Xavier Thierry écrit (p. 757 ) : << L’immigration augmente depuis la fin des années 1990 et a franchi en 2002 le seuil des 200 000 >>. Le tableau 1, p. 729, donne 206 000 en 2002 pour « l’admission de long terme », y compris les mineurs (17 000, tableau A1) et les étudiants (56 000, tableau A2). « Immigration » ou « Admission de long terme » ? Là est l’essentiel.

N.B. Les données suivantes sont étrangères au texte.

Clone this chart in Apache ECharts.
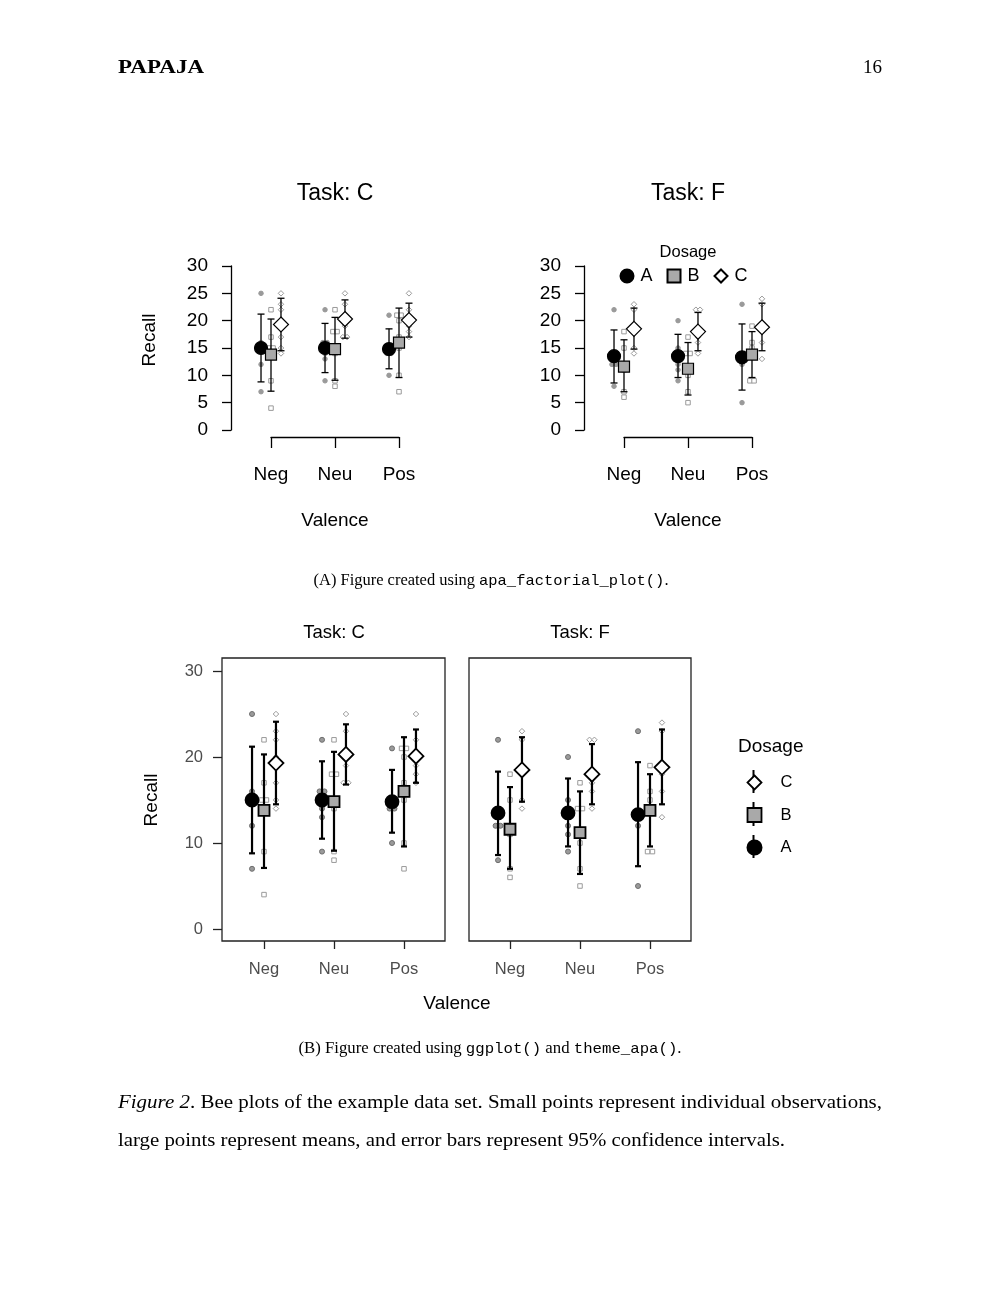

Xavier Thierry exploite une « nouvelle source statistique » qu’il présente dans un encadré p. 726-727. << Depuis 1994 (…) chaque préfecture est connectée à un registre national centralisé dénommé AGDREF (Application de gestion des ressortissants étrangers en France)., ce qui permet
1) d’éviter les doubles comptes (…)
2) de recueillir les données de façon identique dans toutes les préfectures (…)
Le champ couvert par le ministère de l’Intérieur permet de mettre en oeuvre, au moins pour les personnes majeures, la définition de l’immigration préconisée par les organisations internationales : sont immigrants de long terme les ressortissants étrangers nés à l’étranger qui s’installent pour une durée d’au moins un an (…)
Cette série, reconstituée à partir de 1994, recense l’ensemble des étrangers admis à un séjour régulier en métropole, pour une durée supérieure ou égale à un an, quels que soient leur nationalité, leur âge, leur situation familiale ou professionnelle. (…) Elle ne comptabilise pas les étrangers de passage, les travailleurs saisonniers, les demandeurs d’asile en instance de décision, les étrangers en situation irrégulière qui ne font aucune démarche auprès des préfectures, etc.
La France n’est pas en mesure de comptabiliser les mouvements de Français, ni l’ensemble des flux d’émigration ( sorties du territoire ). Le solde migratoire estimé par l’Insee ne peut donc qu’être approximatif. >>

Pourquoi ne pas faire observer que si le flux d’immigration est supérieur à 200 000 et le solde migratoire supérieur à 100 000, alors le flux annuel de sorties est de l’ordre de 100 000 personnes ? Parce que le premier chiffre porte sur 2002, et le second sur 2003 ? Parce que les « immigrants » sont des étrangers admis pour un an ou plus, alors que le « solde migratoire » est censé porter sur les résidents, français ou étrangers ? Mais les spécialistes sont précisément là pour cela, pour démêler les complexités de chaque problème.

A moins qu’il soit difficile d’avouer l’importance retrouvée du flux annuel d’immigration ? Sachez pourtant que (XT, p. 757 et tableau A3) << les cinq premières nationalités des personnes admises au séjour pour une durée d’au moins un an sont par ordre décroissant les Algériens (27 900 en 2002), les Marocains (26 200), les Britanniques (9400), les Tunisiens (8990) et les Chinois (8970) … >>

Deux remarques pour finir :
1) L’efficacité du fichier AGDREF est un argument de poids en faveur des répertoires informatisés de personnes, utilisant, sous le contrôle de la CNIL, un « numéro national d’immatriculation ».
2) Je n’ai pas eu tort de reproduire ici les articles de Michèle Tribalat (13 février) d’une part, de Michel Godet et Jean-Paul Sardon (1er mars) d’autre part.